Тимур, естественно, задал и тон, и уровень этих новых «взаимоотношений» с материалом и техникой. Он – и в этом был концептуальный вызов – пошел дальше «неслыханной простоты» своих «знаково-перспективных» коллажей. Он выступает с «гобеленами» – фотоимиджами-репродукциями хрестоматийных классических произведений, размещенными на простых или вызывающе роскошных тканях в рукодельном, рукотворном обрамлении. Не важно, каковы его «гобелены»: простодушно-домашние или нарочито роскошные, изощренно-мастеровитые. Главное, они настолько «неправильны», внеположны технологизму современной визуальной презентации, что сразу же пробивают наслоения профессиональных приемов описания и считывания смыслов, действуют сквозь них на другом, сердечном, чувствительном, чувственном уровнях. Ибо речь здесь идет о трогательном стремлении гуманизировать, одомашнить Прекрасное, тактильно оградить его именно как частное.
Это новое в контексте неоакадемического проекта понимание медийности Тимур настойчиво вводит в практики своих соратников. Так, он инициирует увлечение целого ряда молодых художников (Д. Егельского, Е. Острова, С. Макарова, А. Медведева и др.) «благородными» фототехниками, в частности – гуммиарабиком. Какова связь данного увлечения с «академизмом»? Разумеется, в обращении к давно уже не востребованным современной фотографией, отошедшим в историю пигментным процессам и способам печати есть своя аура архаизации, «старения». Ей под стать и сюжетный ассортимент (ню, скульптура, архитектурные детали и ведуты), и апелляция к предметному ряду учебных постановок (гипсовым маскам, бюстам, рельефам, капителям), и эффекты графической версии пикториальности (использование растушевки, соуса, акварельных потеков). Но главным связующим элементом мне представляется заимствованный у архаичных способов печати принцип поэтапности (многократная экспозиция и пр.). Акцентированная процессуальность. Никакой смазанности, динамизирующих композиционных срезов, фрагментирования в духе сinйma vйritй. Именно в ощущении торжественной постепенности «проявления» изображения, в очищении от случайных средовых связей и «натуралистических установок», то есть в своего рода феноменологизации, есть отсылка к академическому рисунку. Ведь он не конкретизирован во времени, а значит, идеален.

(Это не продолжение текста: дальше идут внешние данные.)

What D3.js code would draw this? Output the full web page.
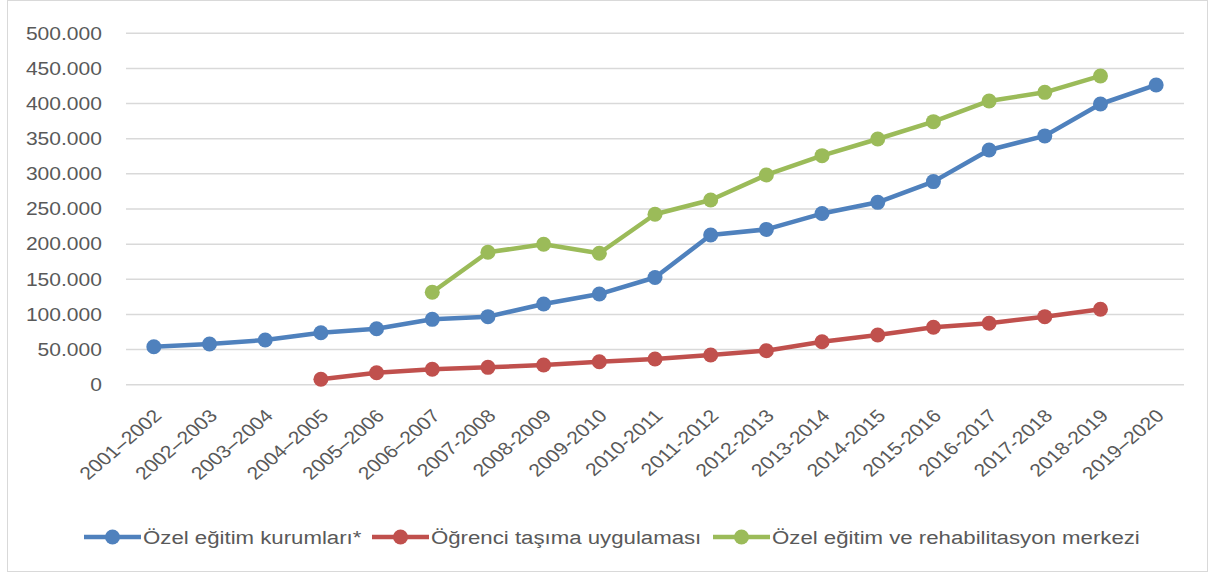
<!DOCTYPE html>
<html lang="tr">
<head>
<meta charset="UTF-8">
<title>Chart</title>
<style>
  body { margin: 0; background: #fff; }
  text { font-family: "Liberation Sans", Arial, sans-serif; fill: #595959; }
</style>
</head>
<body>
<svg id="chart" width="1213" height="577"></svg>
<script src="https://d3js.org/d3.v7.min.js"></script>
<script>
// kategoriler (yıllar)
var years = ["2001–2002","2002–2003","2003–2004","2004–2005","2005–2006","2006–2007",
  "2007-2008","2008-2009","2009-2010","2010-2011","2011-2012","2012-2013","2013-2014",
  "2014-2015","2015-2016","2016-2017","2017-2018","2018-2019","2019–2020"];

// seriler
var kurumlar = [54000,58000,63600,74000,79700,93000,96800,114800,129000,152500,
  213000,221000,243500,259500,289000,334000,354000,399400,426500];
var tasima = [null,null,null,7700,17000,21900,24700,28000,32700,36600,
  42300,48400,61200,70700,81700,87400,96800,107300,null];
var rehab = [null,null,null,null,null,131500,188400,199800,187000,242500,
  262800,298400,325900,349600,374300,403700,416000,439300,null];

var yTicks = [0,50000,100000,150000,200000,250000,300000,350000,400000,450000,500000];

var series = [
  { name: "Özel eğitim kurumları*", values: kurumlar, color: "#4F81BD" },
  { name: "Öğrenci taşıma uygulaması", values: tasima, color: "#C0504D" },
  { name: "Özel eğitim ve rehabilitasyon merkezi", values: rehab, color: "#9BBB59" }
];

// yazılar görüntüde yatay olarak biraz geniş
var sx = 1.17;

var svg = d3.select("#chart");

// çerçeve
svg.append("rect")
  .attr("x", 7.5).attr("y", 0.5)
  .attr("width", 1200).attr("height", 571)
  .attr("fill", "none").attr("stroke", "#d9d9d9");

var x = d3.scaleBand().domain(years).range([126, 1184]);
var y = d3.scaleLinear().domain([0, 500000]).range([384.7, 33.3]);

// ızgara çizgileri
svg.append("g").selectAll("line")
  .data(yTicks).enter().append("line")
  .attr("x1", 126).attr("x2", 1184)
  .attr("y1", function(d) { return y(d); })
  .attr("y2", function(d) { return y(d); })
  .attr("stroke", "#d9d9d9").attr("stroke-width", 1.5);

// y ekseni etiketleri
var fmt = function(d) { return d === 0 ? "0" : d3.format(",")(d).replace(/,/g, "."); };
svg.append("g").selectAll("text")
  .data(yTicks).enter().append("text")
  .attr("transform", function(d) { return "translate(102," + y(d) + ") scale(" + sx + ",1)"; })
  .attr("dy", "0.35em")
  .attr("text-anchor", "end")
  .attr("font-size", 18)
  .text(fmt);

// x ekseni etiketleri
svg.append("g").selectAll("text")
  .data(years).enter().append("text")
  .attr("transform", function(d) {
    var cx = x(d) + x.bandwidth() / 2 + 9;
    return "translate(" + cx + ",417) scale(" + sx + ",1) rotate(-45)";
  })
  .attr("text-anchor", "end")
  .attr("font-size", 18)
  .text(function(d) { return d; });

var line = d3.line()
  .defined(function(d) { return d != null; })
  .x(function(d, i) { return x(years[i]) + x.bandwidth() / 2; })
  .y(function(d) { return y(d); });

series.forEach(function(s) {
  svg.append("path")
    .datum(s.values)
    .attr("d", line)
    .attr("fill", "none")
    .attr("stroke", s.color)
    .attr("stroke-width", 4.5)
    .attr("stroke-linejoin", "round");

  svg.append("g").selectAll("circle")
    .data(s.values.map(function(v, i) { return { v: v, i: i }; })
      .filter(function(d) { return d.v != null; }))
    .enter().append("circle")
    .attr("cx", function(d) { return x(years[d.i]) + x.bandwidth() / 2; })
    .attr("cy", function(d) { return y(d.v); })
    .attr("r", 7.5)
    .attr("fill", s.color);
});

// lejant
var legendX = [84, 372, 713];
var legend = svg.append("g");
series.forEach(function(s, i) {
  var g = legend.append("g").attr("transform", "translate(" + legendX[i] + ",537)");
  g.append("line").attr("x1", 0).attr("x2", 57).attr("y1", 0).attr("y2", 0)
    .attr("stroke", s.color).attr("stroke-width", 4.5);
  g.append("circle").attr("cx", 28.5).attr("cy", 0).attr("r", 7.5).attr("fill", s.color);
  g.append("text")
    .attr("transform", "translate(59,0) scale(" + sx + ",1)")
    .attr("dy", "0.35em")
    .attr("font-size", 19).text(s.name);
});
</script>
</body>
</html>
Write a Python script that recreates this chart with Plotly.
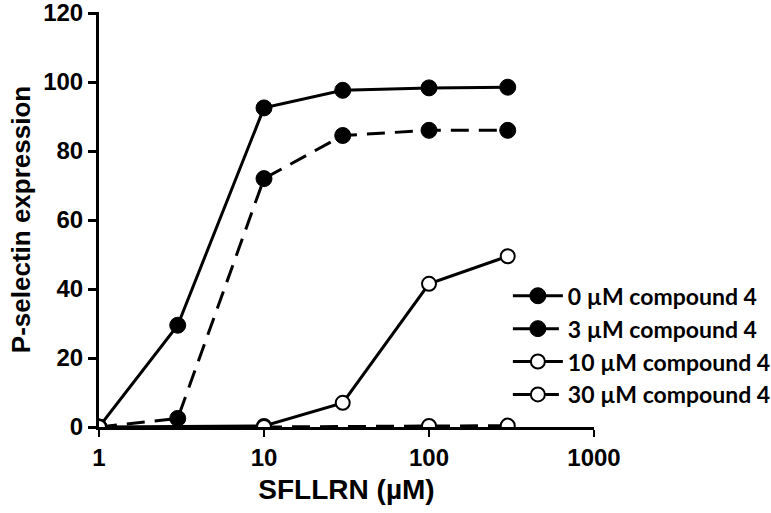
import plotly.graph_objects as go

x_conc = [1, 3, 10, 30, 100, 300]
y_0uM = [0, 29.5, 92.5, 97.6, 98.3, 98.5]
y_3uM = [0, 2.5, 72, 84.5, 86.0, 86.0]
x_10uM = [1, 10, 30, 100, 300]
y_10uM = [0, 0.3, 7, 41.5, 49.5]
x_30uM = [10, 100, 300]
y_30uM = [0, 0.3, 0.4]

names = ["0 \u00b5M compound 4", "3 \u00b5M compound 4", "10 \u00b5M compound 4", "30 \u00b5M compound 4"]
y_ticks = [0, 20, 40, 60, 80, 100, 120]
x_ticks = [1, 10, 100, 1000]

fig = go.Figure()
filled = dict(size=16, color="black", line=dict(color="black", width=1))
opened = dict(size=14, color="white", line=dict(color="black", width=2))
dash = "18px,10px"

fig.add_trace(go.Scatter(x=x_conc, y=y_0uM, mode="lines+markers", name="<b>" + names[0] + "</b>",
                         line=dict(color="black", width=3), marker=filled))
fig.add_trace(go.Scatter(x=x_conc, y=y_3uM, mode="lines+markers", name="<b>" + names[1] + "</b>",
                         line=dict(color="black", width=3, dash=dash), marker=filled))
fig.add_trace(go.Scatter(x=x_10uM, y=y_10uM, mode="lines+markers", name="<b>" + names[2] + "</b>",
                         line=dict(color="black", width=3), marker=opened))
fig.add_trace(go.Scatter(x=x_30uM, y=y_30uM, mode="lines+markers", name="<b>" + names[3] + "</b>",
                         line=dict(color="black", width=3, dash=dash), marker=opened))

fig.update_layout(
    width=771, height=513,
    margin=dict(l=99, r=177, t=12, b=86, autoexpand=False),
    plot_bgcolor="white", paper_bgcolor="white",
    font=dict(family="Liberation Sans, Arial, sans-serif", color="black"),
    legend=dict(x=0.826, y=0.368, xanchor="left", yanchor="top",
                font=dict(family="Lato, Liberation Sans, sans-serif", size=23, color="black"),
                bgcolor="rgba(0,0,0,0)", itemwidth=50, tracegroupgap=0),
    showlegend=True,
)
fig.update_xaxes(type="log", range=[0, 3], tickvals=x_ticks, ticktext=["<b>%d</b>" % v for v in x_ticks],
                 showgrid=False, zeroline=False, showline=True, linecolor="black", linewidth=3,
                 ticks="outside", ticklen=7, tickwidth=2, tickcolor="black", automargin=False,
                 tickfont=dict(size=24), ticklabeloverflow="allow",
                 title=dict(text="<b>SFLLRN (\u00b5M)</b>", font=dict(size=28), standoff=10))
fig.update_yaxes(range=[0, 120.3], tickvals=y_ticks, ticktext=["<b>%d</b>" % v for v in y_ticks],
                 showgrid=False, zeroline=False, showline=True, linecolor="black", linewidth=3,
                 ticks="outside", ticklen=8, tickwidth=3, tickcolor="black", automargin=False,
                 tickfont=dict(size=24), ticklabeloverflow="allow",
                 title=dict(text="<b>P-selectin expression</b>", font=dict(size=26), standoff=6))

fig.write_html("out.html", config={"displayModeBar": False},
               post_script="document.body.style.margin='0';")
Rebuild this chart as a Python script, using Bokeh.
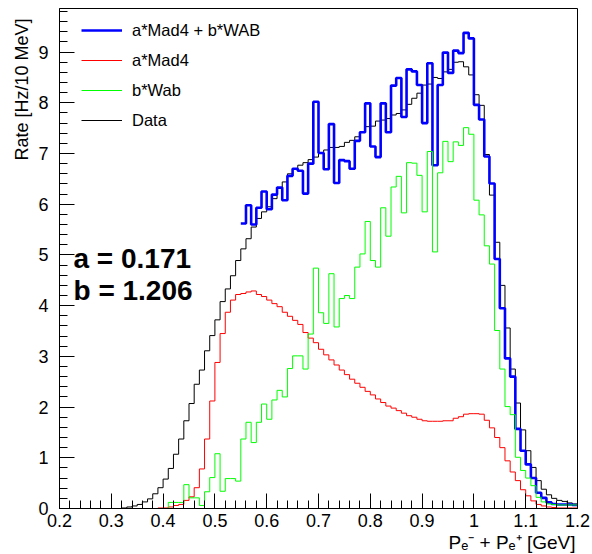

Тем не менее самым крупным медийным художником в среде «новых академиков» стала О. Тобрелутс, занимающаяся не архаичными, а новейшими технологиями. Впрочем, употребив слово «среда», я был не совсем точен. Тобрелутс с несомненным пиететом относилась к последнему жизненно-творческому проекту Тимура, участвовала во всех акциях Новой Академии, числилась ее профессором. Но она была больше спутником, чем последователем. Пионер анимации и компьютерной графики в Петербурге, Тобрелутсхудожник развивалась настолько самостоятельно, что Тимур понимал, он скорее не рекрутирует Ольгу в ряды союзников, а использует ее работы как инструмент экспансии своей эстетической доктрины. И действительно, крупные произведения Тобрелутс 1990-х годов (серии «Empire Reflections», «Models», «Sacred Figures») воспринимались как захват все новых территорий под флагом антикизации.